Dalam penjelasannya, Faisal mengungkapkan bahwa perbedaan data tersebut terlihat jelas dari hasil pencocokan antara data ekspor Indonesia dengan data impor di kedua negara. Untuk China, selisihnya relatif kecil, berkisar antara US$150 juta–US$160 juta pada 2024. Namun, untuk India, perbedaan nilainya jauh lebih signifikan.
“Yang cukup mengagetkan adalah selisih antara data ekspor kita ke India dan data impor yang dicatat India. Nilainya mencapai US$2,3 miliar pada 2024, bahkan pernah menyentuh US$3,8 miliar pada 2022,” ujar Faisal, Rabu (22/10/2025).
Menurutnya, metode data mirroring—atau pencocokan data ekspor dan impor antarnegara—selama ini digunakan pemerintah untuk mendeteksi potensi kebocoran dan aktivitas ilegal. Namun kini, ketidaksesuaian tersebut justru muncul pada komoditas ekspor strategis seperti batu bara.
Faisal menambahkan, jika data milik India dianggap lebih akurat, maka sekitar 26% ekspor batu bara Indonesia ke negara tersebut tidak tercatat di data resmi Indonesia. “Ini tentu menimbulkan pertanyaan besar mengenai akurasi pencatatan dan potensi kebocoran penerimaan negara,” tegasnya.
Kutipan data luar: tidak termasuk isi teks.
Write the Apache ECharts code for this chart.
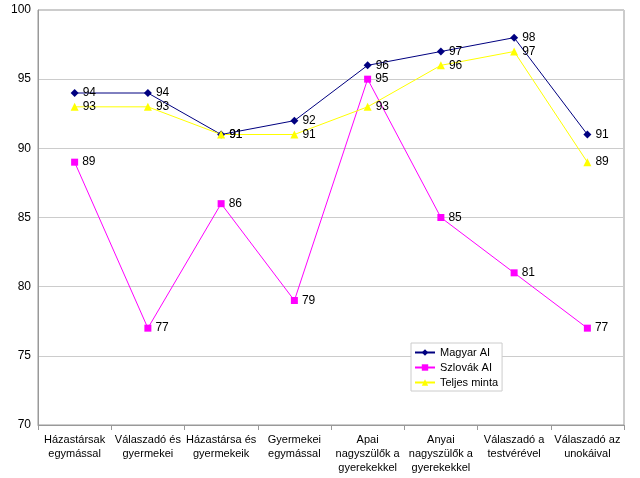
<!DOCTYPE html>
<html><head><meta charset="utf-8">
<script src="https://cdn.jsdelivr.net/npm/echarts@6/dist/echarts.min.js"></script>
<style>html,body{margin:0;padding:0;background:#fff}#c{width:640px;height:478px}</style>
</head><body><div id="c"></div>
<script>
var categories = ["Házastársak\negymással","Válaszadó és\ngyermekei","Házastársa és\ngyermekeik","Gyermekei\negymással","Apai\nnagyszülők a\ngyerekekkel","Anyai\nnagyszülők a\ngyerekekkel","Válaszadó a\ntestvérével","Válaszadó az\nunokáival"];
var magyar = [94,94,91,92,96,97,98,91];
var szlovak = [89,77,86,79,95,85,81,77];
var teljes = [93,93,91,91,93,96,97,89];
var seriesNames = ["Magyar AI","Szlovák AI","Teljes minta"];

var font = "Liberation Sans, Arial, sans-serif";
function mk(name, data, color, symbol, size){
  return {name:name,type:'line',data:data,symbol:symbol,symbolSize:size,
    itemStyle:{color:color},lineStyle:{color:color,width:1},
    label:{show:true,position:'right',distance:4,color:'#000',fontFamily:font,fontSize:12},
    animation:false};
}
var chart = echarts.init(document.getElementById('c'));
chart.setOption({
  animation:false,
  backgroundColor:'#fff',
  grid:{left:38,right:16,top:10,bottom:53,show:true,borderColor:'#999',borderWidth:1},
  legend:{orient:'vertical',left:411,top:343,padding:[4,4,3,3],itemGap:4,itemWidth:20,itemHeight:8,
    borderColor:'#ccc',borderWidth:1,backgroundColor:'#fff',
    textStyle:{fontFamily:font,fontSize:11,color:'#000'},
    data:seriesNames},
  xAxis:{type:'category',data:categories,boundaryGap:true,
    axisLine:{lineStyle:{color:'#999'}},
    axisTick:{show:true,alignWithLabel:false,lineStyle:{color:'#999'},length:5},
    axisLabel:{interval:0,color:'#000',fontFamily:font,fontSize:11,lineHeight:14,margin:8}},
  yAxis:{type:'value',min:70,max:100,interval:5,
    axisLine:{show:true,lineStyle:{color:'#999'}},
    axisTick:{show:false},
    splitLine:{lineStyle:{color:'#ccc'}},
    axisLabel:{color:'#000',fontFamily:font,fontSize:12,margin:7}},
  series:[
    mk(seriesNames[0],magyar,'#000080','diamond',8),
    mk(seriesNames[1],szlovak,'#FF00FF','rect',7),
    mk(seriesNames[2],teljes,'#FFFF00','triangle',8)
  ]
});
</script></body></html>
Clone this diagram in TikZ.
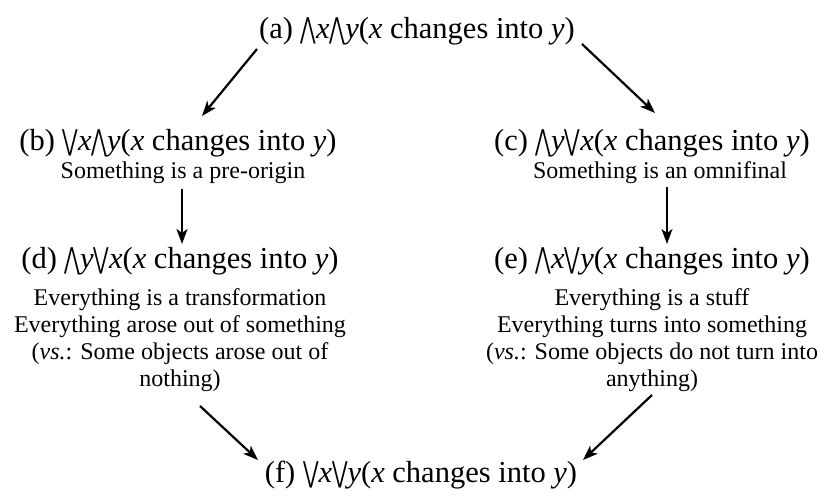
\documentclass[tikz,border=0pt]{standalone}
\usepackage{fontspec}
\setmainfont{Liberation Serif}
\newfontfamily\qfont{DejaVu Sans}
\usetikzlibrary{arrows.meta}
\newcommand{\Qa}{{\qfont\scalebox{0.62}[0.95]{⋀}}}
\newcommand{\Qe}{{\qfont\scalebox{0.62}[0.95]{⋁}}}
\begin{document}
\begin{tikzpicture}[x=1pt,y=-1pt,
  mainline/.style={inner sep=0pt,font=\fontsize{30.5}{34}\selectfont},
  subline/.style={inner sep=0pt,font=\fontsize{24}{27}\selectfont,align=center},
  arr/.style={line width=2.2pt,-{Stealth[length=15pt,width=11pt,inset=4pt]}}]
\useasboundingbox (0,0) rectangle (836,500);
\node[mainline] (a) at (417,31) {(a) \Qa\textit{x}\Qa\textit{y}(\textit{x} changes into \textit{y})};
\node[mainline] (b) at (178,143) {(b) \Qe\textit{x}\Qa\textit{y}(\textit{x} changes into \textit{y})};
\node[subline] (bsub) at (183,173) {Something is a pre-origin};
\node[mainline] (c) at (652,143) {(c) \Qa\textit{y}\Qe\textit{x}(\textit{x} changes into \textit{y})};
\node[subline] (csub) at (660,173) {Something is an omnifinal};
\node[mainline] (d) at (180,261) {(d) \Qa\textit{y}\Qe\textit{x}(\textit{x} changes into \textit{y})};
\node[subline,anchor=north] (dsub) at (180,288) {Everything is a transformation\\Everything arose out of something\\(\textit{vs.}: Some objects arose out of\\nothing)};
\node[mainline] (e) at (652,261) {(e) \Qa\textit{x}\Qe\textit{y}(\textit{x} changes into \textit{y})};
\node[subline,anchor=north] (esub) at (652,288) {Everything is a stuff\\Everything turns into something\\(\textit{vs.}: Some objects do not turn into\\anything)};
\node[mainline] (f) at (421,475) {(f) \Qe\textit{x}\Qe\textit{y}(\textit{x} changes into \textit{y})};
\draw[arr] ([shift={(-160,18)}]a.center) -- ([shift={(24,-27)}]b.center);
\draw[arr] ([shift={(165,13)}]a.center) -- ([shift={(3,-30)}]c.center);
\draw[arr] ([shift={(-1,16)}]bsub.center) -- ([shift={(2,-17)}]d.center);
\draw[arr] ([shift={(7,14)}]csub.center) -- ([shift={(15,-17)}]e.center);
\draw[arr] ([shift={(20,118)}]dsub.north) -- ([shift={(-163,-15)}]f.center);
\draw[arr] ([shift={(0,107)}]esub.north) -- ([shift={(162,-15)}]f.center);
\end{tikzpicture}
\end{document}
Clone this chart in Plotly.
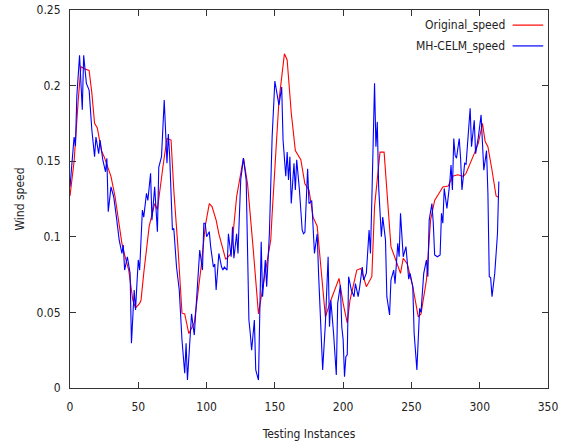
import plotly.graph_objects as go

# ---- data ----
orig_x = [0, 3, 6, 8, 11, 14, 16, 18, 20, 23, 25, 28, 30, 33, 35, 38, 40, 43, 46, 48, 51, 52, 54, 58,
          62, 64, 68, 71, 74, 76, 79, 82, 84, 87, 91, 96, 99, 102, 104, 107, 109, 114, 118, 122, 127,
          130, 134, 138, 142, 147, 148, 151, 153, 157, 159, 162, 165, 169, 172, 175, 178, 181, 183,
          187, 191, 194, 197, 200, 203, 205, 210, 213, 217, 221, 223, 227, 230, 232, 235, 239, 242,
          244, 247, 251, 255, 257, 261, 264, 267, 271, 273, 277, 280, 284, 288, 290, 293, 296, 299,
          302, 304, 306, 309, 311, 312, 314]
orig_y = [0.127, 0.150, 0.190, 0.2125, 0.211, 0.210, 0.195, 0.175, 0.172, 0.157, 0.153, 0.146, 0.140,
          0.1265, 0.115, 0.0957, 0.088, 0.078, 0.058, 0.053, 0.056, 0.058, 0.076, 0.107, 0.122, 0.118,
          0.146, 0.165, 0.164, 0.131, 0.0935, 0.0495, 0.049, 0.036, 0.043, 0.080, 0.107, 0.122, 0.120,
          0.111, 0.102, 0.085, 0.089, 0.1265, 0.152, 0.135, 0.0935, 0.049, 0.071, 0.098, 0.115, 0.165,
          0.190, 0.221, 0.217, 0.182, 0.157, 0.151, 0.135, 0.131, 0.113, 0.107, 0.087, 0.047, 0.058,
          0.065, 0.0725, 0.056, 0.043, 0.058, 0.078, 0.079, 0.067, 0.0736, 0.120, 0.156, 0.156, 0.131,
          0.0935, 0.0835, 0.0758, 0.0858, 0.082, 0.067, 0.047, 0.049, 0.0714, 0.111, 0.124, 0.130,
          0.133, 0.1336, 0.140, 0.141, 0.140, 0.142, 0.148, 0.155, 0.162, 0.175, 0.163, 0.1596, 0.144,
          0.131, 0.127, 0.126]

pred_x = [0, 3, 4, 5, 7, 9, 10, 12, 14, 16, 18, 19, 21, 22, 24, 26, 27, 28, 30, 32, 34, 36, 38, 39,
          40, 42, 44, 45, 47, 48, 49, 50, 51, 53, 54, 56, 57, 59, 60, 62, 64, 65, 67, 69, 71, 72, 73,
          75, 76, 78, 80, 82, 84, 85, 86, 88, 89, 91, 93, 95, 97, 98, 99, 100, 102, 103, 105, 106, 107,
          109, 111, 112, 113, 115, 116, 118, 119, 120, 122, 123, 125, 127, 129, 131, 132, 133, 135,
          136, 138, 139, 140, 141, 143, 144, 146, 148, 150, 153, 155, 156, 158, 159, 160, 161, 162,
          164, 165, 166, 168, 170, 171, 172, 174, 175, 177, 179, 181, 182, 184, 185, 187, 189, 190,
          191, 193, 195, 196, 198, 199, 200, 201, 202, 203, 204, 206, 208, 209, 211, 212, 214, 215,
          217, 219, 220, 221, 223, 224, 225, 226, 228, 229, 231, 232, 234, 235, 237, 238, 240, 241,
          242, 244, 246, 248, 249, 251, 252, 254, 255, 256, 257, 259, 261, 262, 263, 265, 266, 267,
          269, 271, 272, 273, 274, 276, 278, 279, 280, 281, 282, 283, 285, 286, 287, 289, 290, 293,
          294, 296, 297, 299, 301, 303, 305, 306, 307, 308, 309, 311, 313, 314]
pred_y = [0.133, 0.166, 0.160, 0.193, 0.220, 0.184, 0.220, 0.2015, 0.197, 0.1706, 0.153, 0.166, 0.155,
          0.164, 0.151, 0.143, 0.152, 0.1166, 0.133, 0.1265, 0.113, 0.098, 0.089, 0.0946, 0.078,
          0.0868, 0.0758, 0.0296, 0.0648, 0.0516, 0.069, 0.0847, 0.078, 0.1177, 0.113, 0.1288, 0.124,
          0.142, 0.111, 0.133, 0.1034, 0.146, 0.153, 0.1905, 0.1486, 0.168, 0.153, 0.1045, 0.1056,
          0.080, 0.0648, 0.0317, 0.0097, 0.0296, 0.0053, 0.036, 0.049, 0.035, 0.0648, 0.0913, 0.078,
          0.109, 0.109, 0.100, 0.1034, 0.0935, 0.080, 0.082, 0.0648, 0.089, 0.080, 0.078, 0.080, 0.078,
          0.102, 0.0868, 0.1067, 0.0858, 0.102, 0.089, 0.1376, 0.152, 0.1376, 0.045, 0.036, 0.025,
          0.045, 0.012, 0.0053, 0.049, 0.0968, 0.0604, 0.0847, 0.067, 0.102, 0.166, 0.203, 0.187,
          0.199, 0.164, 0.140, 0.156, 0.1376, 0.153, 0.122, 0.1486, 0.131, 0.151, 0.131, 0.1045,
          0.102, 0.103, 0.145, 0.122, 0.124, 0.089, 0.102, 0.0758, 0.036, 0.012, 0.0428, 0.0868,
          0.0405, 0.058, 0.036, 0.0086, 0.056, 0.068, 0.0405, 0.032, 0.0075, 0.0207, 0.022, 0.0736,
          0.0648, 0.0604, 0.069, 0.0604, 0.066, 0.080, 0.0714, 0.076, 0.1045, 0.089, 0.124, 0.2015,
          0.1596, 0.176, 0.133, 0.100, 0.113, 0.098, 0.0604, 0.0483, 0.0714, 0.078, 0.069, 0.0957,
          0.0868, 0.1155, 0.0868, 0.0935, 0.072, 0.0758, 0.067, 0.036, 0.012, 0.036, 0.0527, 0.050,
          0.0758, 0.0847, 0.0736, 0.111, 0.122, 0.109, 0.088, 0.0868, 0.088, 0.1155, 0.109, 0.132,
          0.1188, 0.135, 0.1475, 0.131, 0.165, 0.154, 0.152, 0.165, 0.152, 0.131, 0.1486, 0.148,
          0.185, 0.1596, 0.177, 0.155, 0.166, 0.1806, 0.144, 0.157, 0.1288, 0.0736, 0.073, 0.0604,
          0.0758, 0.102, 0.1365]

x_ticks = [0, 50, 100, 150, 200, 250, 300, 350]
y_ticks = [0, 0.05, 0.1, 0.15, 0.2, 0.25]
y_tick_text = ["0", "0.05", "0.1", "0.15", "0.2", "0.25"]
series_names = ["Original_speed", "MH-CELM_speed"]

FONT = "DejaVu Sans Condensed, Liberation Sans Narrow, DejaVu Sans, sans-serif"
TXT = "#222222"
AX = "#333333"

fig = go.Figure()
fig.add_trace(go.Scatter(x=orig_x, y=orig_y, mode="lines", name=series_names[0],
                         line=dict(color="#ff0000", width=1.1), showlegend=False))
fig.add_trace(go.Scatter(x=pred_x, y=pred_y, mode="lines", name=series_names[1],
                         line=dict(color="#0000ff", width=1.1), showlegend=False))

# gnuplot-style legend: text right-aligned, line sample to the right
legend_rows = [(series_names[0], "#ff0000", 0.960), (series_names[1], "#0000ff", 0.905)]
for name, col, yy in legend_rows:
    fig.add_annotation(x=0.914, y=yy, xref="paper", yref="paper", text=name, showarrow=False,
                       xanchor="right", yanchor="middle",
                       font=dict(family=FONT, size=12, color=TXT))
    fig.add_shape(type="line", xref="paper", yref="paper", x0=0.926, x1=0.99, y0=yy, y1=yy,
                  line=dict(color=col, width=1.2))

fig.update_layout(
    width=576, height=445,
    margin=dict(l=70, r=28, t=10, b=57, autoexpand=False),
    paper_bgcolor="white", plot_bgcolor="white",
    font=dict(family=FONT, size=12, color=TXT),
)
fig.update_xaxes(range=[0, 350], tickvals=x_ticks, ticktext=[str(v) for v in x_ticks],
                 automargin=False,
                 showgrid=False, zeroline=False, showline=True, linecolor=AX, linewidth=1,
                 mirror="ticks", ticks="inside", ticklen=6, tickcolor=AX,
                 ticklabelstandoff=8,
                 title=dict(text="Testing Instances", standoff=16,
                            font=dict(family=FONT, size=12, color=TXT)))
fig.update_yaxes(range=[0, 0.25], tickvals=y_ticks, ticktext=y_tick_text,
                 automargin=False,
                 showgrid=False, zeroline=False, showline=True, linecolor=AX, linewidth=1,
                 mirror="ticks", ticks="inside", ticklen=6, tickcolor=AX,
                 ticklabelstandoff=6,
                 title=dict(text="Wind speed", standoff=9,
                            font=dict(family=FONT, size=12, color=TXT)))

fig.write_html("out.html")
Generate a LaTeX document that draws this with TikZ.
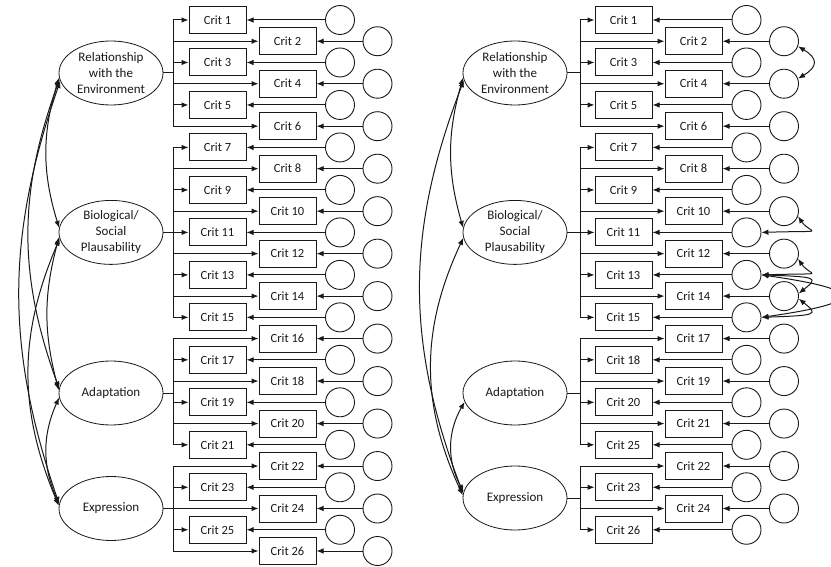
\documentclass[tikz,border=0pt]{standalone}
\usepackage{fontspec}
\setmainfont{Carlito}
\usetikzlibrary{arrows.meta, shapes.geometric}

\begin{document}
\begin{tikzpicture}[x=1pt, y=-1pt, line width=1pt, color=black!90,
  >={Latex[length=7pt, width=5.5pt]},
  critbox/.style={draw, line width=1pt, minimum width=57pt, minimum height=27pt, inner sep=0pt, font=\fontsize{12.5}{14}\selectfont},
  errcirc/.style={draw, circle, line width=0.9pt, minimum size=29pt, inner sep=0pt},
  latent/.style={draw, ellipse, line width=0.8pt, minimum width=104pt, minimum height=64pt, inner sep=1pt, align=center, font=\fontsize{13}{16}\selectfont}]
%%\draw[help lines] (0,0) grid[step=20] (831,567);
\useasboundingbox (0,0) rectangle (831,567);

%% left model: items and residuals
\foreach \r in {1,...,26} {
  \pgfmathsetmacro{\yy}{20+21.24*(\r-1)}
  \pgfmathsetmacro{\bx}{isodd(\r) ? 217.5 : 287.5}
  \pgfmathsetmacro{\ex}{isodd(\r) ? 340 : 377.5}
  \node [critbox] (a\r) at (\bx,\yy) {Crit \r};
  \node [errcirc] (ea\r) at (\ex,\yy) {};
  \draw [->] (ea\r) -- (a\r);
}

\node [latent] (reA) at (111,73) {Relationship\\with the\\Environment};
\node [latent] (bsA) at (111,232.4) {Biological/\\Social\\Plausability};
\node [latent] (adA) at (111,393) {Adaptation};
\node [latent] (exA) at (111,508.5) {Expression};

\path (reA.east) ++(10,0) coordinate (treA);
\path (bsA.east) ++(10,0) coordinate (tbsA);
\path (adA.east) ++(10,0) coordinate (tadA);
\path (exA.east) ++(10,0) coordinate (texA);
\draw (reA.east) -- (treA);
\draw (bsA.east) -- (tbsA);
\draw (adA.east) -- (tadA);
\draw (exA.east) -- (texA);
\foreach \r in {1,...,6} \draw [->] (treA) |- (a\r);
\foreach \r in {7,...,15} \draw [->] (tbsA) |- (a\r);
\foreach \r in {16,...,21} \draw [->] (tadA) |- (a\r);
\foreach \r in {22,...,26} \draw [->] (texA) |- (a\r);

\draw [<->] (reA.185) to [bend right=17] (bsA.175);
\draw [<->] (reA.187) to [bend right=20] (adA.175);
\draw [<->] (reA.189) to [bend right=19] (exA.175);
\draw [<->] (bsA.185) to [bend right=15] (adA.177);
\draw [<->] (bsA.187) to [bend right=23] (exA.177);
\draw [<->] (adA.185) to [bend right=24] (exA.175);

%% right model
\foreach \r/\lab in {1/1,2/2,3/3,4/4,5/5,6/6,7/7,8/8,9/9,10/10,11/11,12/12,13/13,
  14/14,15/15,16/17,17/18,18/19,19/20,20/21,21/25,22/22,23/23,24/24,25/26} {
  \pgfmathsetmacro{\yy}{20+21.24*(\r-1)}
  \pgfmathsetmacro{\bx}{isodd(\r) ? 623.5 : 693.5}
  \pgfmathsetmacro{\ex}{isodd(\r) ? 746.5 : 784}
  \node [critbox] (b\r) at (\bx,\yy) {Crit \lab};
  \node [errcirc] (eb\r) at (\ex,\yy) {};
  \draw [->] (eb\r) -- (b\r);
}

\node [latent] (reB) at (515,73) {Relationship\\with the\\Environment};
\node [latent] (bsB) at (515,232.4) {Biological/\\Social\\Plausability};
\node [latent] (adB) at (515,393) {Adaptation};
\node [latent] (exB) at (515,498) {Expression};

\path (reB.east) ++(13,0) coordinate (treB);
\path (bsB.east) ++(13,0) coordinate (tbsB);
\path (adB.east) ++(13,0) coordinate (tadB);
\path (exB.east) ++(13,0) coordinate (texB);
\draw (reB.east) -- (treB);
\draw (bsB.east) -- (tbsB);
\draw (adB.east) -- (tadB);
\draw (exB.east) -- (texB);
\foreach \r in {1,...,6} \draw [->] (treB) |- (b\r);
\foreach \r in {7,...,15} \draw [->] (tbsB) |- (b\r);
\foreach \r in {16,...,21} \draw [->] (tadB) |- (b\r);
\foreach \r in {22,...,25} \draw [->] (texB) |- (b\r);

\draw [<->] (reB.185) to [bend right=16] (bsB.175);
\draw [<->] (reB.188) to [bend right=21] (exB.175);
\draw [<->] (bsB.186) to [bend right=25] (exB.177);
\draw [<->] (adB.190) to [bend right=29] (exB.173);

%% correlated residuals
\draw [<->] (eb2.-20) .. controls +(20,12) and +(20,-12) .. (eb4.20);
\draw [<->] (eb10.-20) .. controls +(12,18) and +(70,-2) .. (eb11.east);
\draw [<->] (eb12.-20) .. controls +(12,18) and +(70,-2) .. (eb13.east);
\draw [<->] (eb13.east) .. controls +(105,15) and +(105,-15) .. (eb15.east);
\draw [<->] (eb13.east) .. controls +(56,2) and +(20,-16) .. (eb14.10);
\draw [<->] (eb14.-10) .. controls +(20,16) and +(56,-2) .. (eb15.east);
\end{tikzpicture}
\end{document}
Dari simulasi perhitungannya, dengan asumsi tarif PPh 22 ekspor sebesar 1,5%, perbedaan data ekspor senilai US$3,8 miliar pada 2022 berpotensi menyebabkan kehilangan penerimaan negara sekitar US$57 juta atau hampir Rp1 triliun per tahun.
“Kalau dikonversi, hanya dari India saja potensi kehilangan pajak ekspor kita hampir Rp1 triliun per tahun. Itu baru dari satu negara, belum termasuk mitra dagang lain,” jelasnya.
Faisal menilai, fenomena ini bukan kejadian sesaat, melainkan berlangsung konsisten sejak 2015. “Kalau dilihat trennya, gap ini sudah muncul sejak 2015 sekitar US$800 juta, lalu terus naik hingga 2022, dan meski sedikit turun pada 2023–2024, nilainya tetap di atas US$2 miliar,” paparnya.
Temuan tersebut memperkuat urgensi reformasi tata kelola dan transparansi data ekspor minerba. Menurut Faisal, pemerintah perlu mempercepat penerapan sistem pencatatan digital yang terintegrasi lintas lembaga agar dapat di-cross check langsung dengan data negara mitra.
“Akurasi data menjadi kunci utama agar kebijakan fiskal dan pengawasan sektor batu bara lebih efektif. Sistem pencatatan digital harus diperkuat untuk menutup celah kebocoran penerimaan negara,” tutup Faisal.